Commisioned by Mr.WillysGasser. I hope you like 'em.


----------



## coach61 (Sep 6, 2004)

Wow! Excellent aging.. those are some killer cars....


----------



## roadrner (Jul 21, 1999)

Would have to agree! :thumbsup: :thumbsup: rr


----------



## videojimmy (Jan 12, 2006)

very cool


----------



## JordanZ870 (Nov 25, 2004)

I'm diggin'm :thumbsup:


----------



## mrwillysgasser (Jan 3, 2002)

Great ,they were to clean for the job .now thay look ready to work. SS will do this to your car for 10.00 each plus shipping .check the diecast customs and the jl boards for more barn finds.


----------



## 1scalevolvo (Feb 5, 2004)

I must Say that is a new one - a Willy's Garbage truck.Between the P/U Willys that were made & the Van's,I thought I broke new ground with my Willys Woody but this is a real new & cool Idea !

Neal :dude:


----------



## lolagt (Sep 19, 2006)

great job'


----------



## mrwillysgasser (Jan 3, 2002)

here are some more of SS great customs

http://www.hobbytalk.com/bbs1/showthread.php?p=2195109#post2195109


----------



## win43 (Aug 28, 2006)

Great bunch of trucks


----------



## sethndaddy (Dec 4, 2004)

I love the fenders on the back of the Willys, nice touch.


----------



## bobhch (Apr 22, 2007)

*Kool Junky looking Trucks!*

stupidsquirrels,

You out did yourself on these....Whoaah baby those are so junky looking (THAT IS A KOOL JUNKY LOOKING THOUGH). :thumbsup: :thumbsup: 

Had SS make a few up for me a while back and they are all Fantastic lookers also....this Dash Henry J was done just the way I wanted it to be....SS nailed it perfectly!! Thanks SS. 












coach61 said:


> Wow! Excellent aging.. those are some killer cars....
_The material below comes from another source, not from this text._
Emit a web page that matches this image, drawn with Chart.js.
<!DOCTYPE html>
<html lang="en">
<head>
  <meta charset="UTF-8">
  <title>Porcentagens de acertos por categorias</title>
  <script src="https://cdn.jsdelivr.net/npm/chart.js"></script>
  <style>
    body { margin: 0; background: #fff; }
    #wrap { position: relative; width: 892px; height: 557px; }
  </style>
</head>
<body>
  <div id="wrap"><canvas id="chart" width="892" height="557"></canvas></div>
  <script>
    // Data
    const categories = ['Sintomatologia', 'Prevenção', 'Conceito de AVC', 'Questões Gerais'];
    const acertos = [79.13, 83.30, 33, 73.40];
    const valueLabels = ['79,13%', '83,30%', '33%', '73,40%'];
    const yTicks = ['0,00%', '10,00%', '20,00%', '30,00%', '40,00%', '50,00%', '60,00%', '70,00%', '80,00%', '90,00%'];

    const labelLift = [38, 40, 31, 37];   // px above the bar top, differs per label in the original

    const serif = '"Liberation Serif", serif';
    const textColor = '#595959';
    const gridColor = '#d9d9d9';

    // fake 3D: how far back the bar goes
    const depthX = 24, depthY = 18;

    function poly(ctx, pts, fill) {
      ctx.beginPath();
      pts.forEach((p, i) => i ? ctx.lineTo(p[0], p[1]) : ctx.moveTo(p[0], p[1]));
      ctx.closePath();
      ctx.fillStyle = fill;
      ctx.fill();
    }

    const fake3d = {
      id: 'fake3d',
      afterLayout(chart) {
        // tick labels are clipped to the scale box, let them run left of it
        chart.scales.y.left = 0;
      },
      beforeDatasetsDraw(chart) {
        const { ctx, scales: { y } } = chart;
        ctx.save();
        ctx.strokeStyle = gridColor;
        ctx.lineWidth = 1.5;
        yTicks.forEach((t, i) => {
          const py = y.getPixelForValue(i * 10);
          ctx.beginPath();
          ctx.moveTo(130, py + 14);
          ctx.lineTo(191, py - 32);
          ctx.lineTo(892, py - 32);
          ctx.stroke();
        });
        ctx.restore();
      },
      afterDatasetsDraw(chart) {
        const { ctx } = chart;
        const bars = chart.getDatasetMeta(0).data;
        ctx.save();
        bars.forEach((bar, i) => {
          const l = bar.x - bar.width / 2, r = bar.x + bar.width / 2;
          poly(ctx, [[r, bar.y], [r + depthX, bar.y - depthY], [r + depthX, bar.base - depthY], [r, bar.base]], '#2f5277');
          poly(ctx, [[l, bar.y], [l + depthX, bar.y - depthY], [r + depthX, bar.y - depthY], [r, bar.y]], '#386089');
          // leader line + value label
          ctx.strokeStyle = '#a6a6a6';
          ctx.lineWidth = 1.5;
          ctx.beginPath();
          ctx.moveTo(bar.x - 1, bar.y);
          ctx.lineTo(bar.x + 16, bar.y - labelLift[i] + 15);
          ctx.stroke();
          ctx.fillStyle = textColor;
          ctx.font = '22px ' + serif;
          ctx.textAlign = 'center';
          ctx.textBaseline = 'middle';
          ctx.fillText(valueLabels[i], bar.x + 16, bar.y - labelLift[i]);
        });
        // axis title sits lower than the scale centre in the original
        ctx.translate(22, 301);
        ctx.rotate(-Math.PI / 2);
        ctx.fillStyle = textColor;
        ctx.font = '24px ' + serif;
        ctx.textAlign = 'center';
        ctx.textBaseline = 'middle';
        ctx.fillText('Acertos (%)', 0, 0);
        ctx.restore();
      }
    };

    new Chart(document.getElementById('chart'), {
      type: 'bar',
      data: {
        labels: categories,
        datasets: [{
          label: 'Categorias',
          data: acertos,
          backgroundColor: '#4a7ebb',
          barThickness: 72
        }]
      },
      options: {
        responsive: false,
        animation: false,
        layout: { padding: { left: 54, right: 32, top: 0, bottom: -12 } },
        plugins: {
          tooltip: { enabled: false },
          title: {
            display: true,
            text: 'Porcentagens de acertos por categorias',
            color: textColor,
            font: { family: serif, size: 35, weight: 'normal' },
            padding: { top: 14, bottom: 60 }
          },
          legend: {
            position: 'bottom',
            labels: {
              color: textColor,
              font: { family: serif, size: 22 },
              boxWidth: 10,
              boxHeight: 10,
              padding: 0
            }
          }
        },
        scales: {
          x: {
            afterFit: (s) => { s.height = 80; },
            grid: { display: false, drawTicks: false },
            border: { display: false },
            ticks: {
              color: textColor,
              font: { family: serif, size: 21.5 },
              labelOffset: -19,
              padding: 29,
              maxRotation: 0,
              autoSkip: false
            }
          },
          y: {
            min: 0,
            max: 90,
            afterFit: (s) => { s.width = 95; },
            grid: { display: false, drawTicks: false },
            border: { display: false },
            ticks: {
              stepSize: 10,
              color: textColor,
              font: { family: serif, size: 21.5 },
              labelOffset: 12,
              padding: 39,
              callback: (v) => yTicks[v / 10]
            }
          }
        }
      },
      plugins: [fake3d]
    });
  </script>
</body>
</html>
Coach these are Trucks...just saying. LOL  

After seeing these garbage trucks...changed my rims to RRR ones and gave them the PIP treatment. Thanks for the inspiration mrwillysgasser



















Going to get this brown Iron Cross made up into a water slide decal and try it out on the hood of this Henry.










Bob...zilla


----------



## bobhch (Apr 22, 2007)

*Mullets Rock!*










Joez, 

Just found this pin & it will be yours...someday. lol

Bob...zilla


----------